Quantum Fisher Information and the Curvature of Entanglement
Zain H. Saleem, Anil Shaji, Anjala M Babu, Da-Wei Luo, Quinn Langfitt, Ting Yu, Stephen K. Gray
TL;DR
This work establishes a time-resolved link between entanglement dynamics and quantum-metrological precision by introducing the curvature of entanglement (CoE) as the negative second derivative of concurrence with respect to the coupling in a two-qubit Hamiltonian. In pure, lossless evolution, CoE satisfies CoE ≤ F, with equality at times when the instantaneous concurrence is maximal, and the SLD becomes effectively separable, enabling simple product measurements to saturate the quantum Cramér-Rao bound. The authors further show that CoE = F coincides with maxima of entanglement and relate these points to fidelity measures via the Uhlmann fidelity, providing an operational interpretation of the bound. Extending to open dynamics with amplitude damping, the same coincidence properties persist for certain initial states, indicating that near-optimal sensitivity and easy readouts can be achieved even with loss.
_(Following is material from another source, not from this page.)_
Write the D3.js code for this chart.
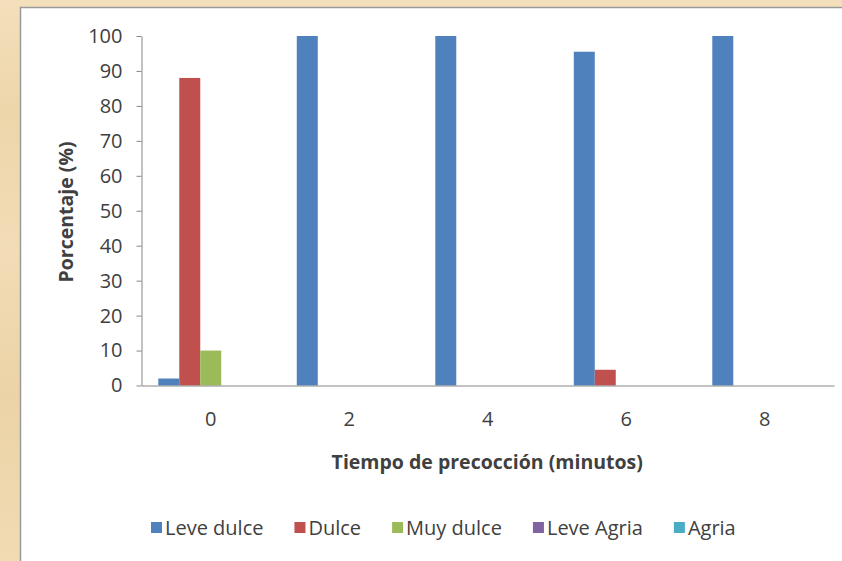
<!DOCTYPE html>
<html>
<head>
<meta charset="utf-8">
<script src="https://cdn.jsdelivr.net/npm/d3@7"></script>
<style>
  html, body { margin: 0; padding: 0; background: #f0d9b0; }
  svg { display: block; }
  text { font-family: "Open Sans", "DejaVu Sans", sans-serif; fill: #404040; }
</style>
</head>
<body>
<svg id="chart" width="842" height="561"></svg>
<script>
// Pre-cooking time (minutes) and the share of each sweetness rating
const categories = ["0", "2", "4", "6", "8"];
const seriesNames = ["Leve dulce", "Dulce", "Muy dulce", "Leve Agria", "Agria"];
const leveDulce = [2, 100, 100, 95.5, 100];
const dulce = [88, 0, 0, 4.5, 0];
const muyDulce = [10, 0, 0, 0, 0];
const leveAgria = [0, 0, 0, 0, 0];
const agria = [0, 0, 0, 0, 0];
const yTicks = [0, 10, 20, 30, 40, 50, 60, 70, 80, 90, 100];
const colors = ["#4f81bd", "#c0504d", "#9bbb59", "#8064a2", "#4bacc6"];

const seriesValues = [leveDulce, dulce, muyDulce, leveAgria, agria];

const svg = d3.select("#chart");
const W = 842, H = 561;

// wooden frame strip on the left and top
const defs = svg.append("defs");
const wood = defs.append("linearGradient").attr("id", "wood")
  .attr("x1", 0).attr("y1", 0).attr("x2", 0).attr("y2", 1);
[["0%", "#f3dfbb"], ["20%", "#eed6ab"], ["45%", "#f2dcb6"], ["70%", "#ecd3a7"], ["100%", "#f1dbb3"]]
  .forEach(([o, c]) => wood.append("stop").attr("offset", o).attr("stop-color", c));
svg.append("rect").attr("width", W).attr("height", H).attr("fill", "url(#wood)");

// chart panel
svg.append("rect")
  .attr("x", 20.5).attr("y", 7.5)
  .attr("width", W).attr("height", H)
  .attr("fill", "#ffffff")
  .attr("stroke", "#9a9a9a").attr("stroke-width", 1.5);

const plot = { left: 141.5, right: 834, top: 36, bottom: 385.5 };

const x0 = d3.scaleBand().domain(categories).range([plot.left, plot.right]).padding(0);
const x1 = d3.scaleBand().domain(seriesNames).range([0, x0.bandwidth()])
  .paddingInner(0).paddingOuter(0.8);
const y = d3.scaleLinear().domain([0, 100]).range([plot.bottom, plot.top]);

// bars
const groups = svg.append("g").selectAll("g")
  .data(categories).join("g")
  .attr("transform", d => `translate(${x0(d)},0)`);

groups.selectAll("rect")
  .data((d, i) => seriesNames.map((s, k) => ({ s, k, v: seriesValues[k][i] })))
  .join("rect")
  .filter(d => d.v > 0)
  .attr("x", d => x1(d.s))
  .attr("width", x1.bandwidth())
  .attr("y", d => y(d.v))
  .attr("height", d => y(0) - y(d.v))
  .attr("fill", d => colors[d.k]);

// y axis
const yAxis = svg.append("g")
  .attr("transform", `translate(${plot.left},0)`)
  .call(d3.axisLeft(y).tickValues(yTicks).tickSize(5).tickPadding(14).tickSizeOuter(0));
yAxis.select(".domain").attr("stroke", "#868686");
yAxis.selectAll(".tick line").attr("stroke", "#868686");
yAxis.selectAll(".tick text")
  .attr("font-size", 20).attr("fill", "#404040")
  .attr("font-family", "'Open Sans', sans-serif");

// x axis
const xAxis = svg.append("g")
  .attr("transform", `translate(0,${plot.bottom})`)
  .call(d3.axisBottom(x0).tickSize(0).tickPadding(26));
xAxis.select(".domain").attr("stroke", "#868686");
xAxis.selectAll(".tick text")
  .attr("font-size", 20).attr("fill", "#404040")
  .attr("font-family", "'Open Sans', sans-serif");

// axis titles
svg.append("text")
  .attr("x", (plot.left + plot.right) / 2 - 0.5)
  .attr("y", 469)
  .attr("text-anchor", "middle")
  .attr("font-size", 19.5).attr("font-weight", "bold").attr("fill", "#1a1a1a")
  .text("Tiempo de precocción (minutos)");

svg.append("text")
  .attr("transform", "translate(73,212) rotate(-90)")
  .attr("text-anchor", "middle")
  .attr("font-size", 19.5).attr("font-weight", "bold").attr("fill", "#1a1a1a")
  .text("Porcentaje (%)");

// legend
const legend = svg.append("g");
let lx = 151;
seriesNames.forEach((name, k) => {
  legend.append("rect")
    .attr("x", lx).attr("y", 522).attr("width", 11).attr("height", 11)
    .attr("fill", colors[k]);
  const t = legend.append("text")
    .attr("x", lx + 14).attr("y", 535)
    .attr("font-size", 20).attr("fill", "#404040")
    .text(name);
  lx += 14 + t.node().getComputedTextLength() + 31;
});
</script>
</body>
</html>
These results offer a practical perspective on when entanglement improves metrological performance and suggest avenues for extending the framework to larger systems and alternative noise models.
Abstract
We explore the relationship between quantum Fisher information (QFI) and the negative of the second derivative of concurrence with respect to the coupling between two qubits, referred to as the curvature of entanglement (CoE). We analyze in detail the pure-state lossless case for which general results can be inferred and we also consider a simple interaction Hamiltonian in the case of one form of loss applied to the qubits. For a two-qubit quantum probe used to estimate the coupling constant appearing in the interaction Hamiltonian we show, for certain initial conditions, that there are times such that CoE = QFI. These times can be associated with the concurrence, viewed as a function of the coupling parameter, being a maximum. We examine the time evolution of the concurrence of the eigenstates of the symmetric logarithmic derivative and show that, for several families of initially separable and initially entangled states, simple product measurements suffice to saturate the quantum Cramér-Rao bound when CoE = QFI, while otherwise, in general, entangled measurements are required giving an operational significance to the points in time when CoE = QFI.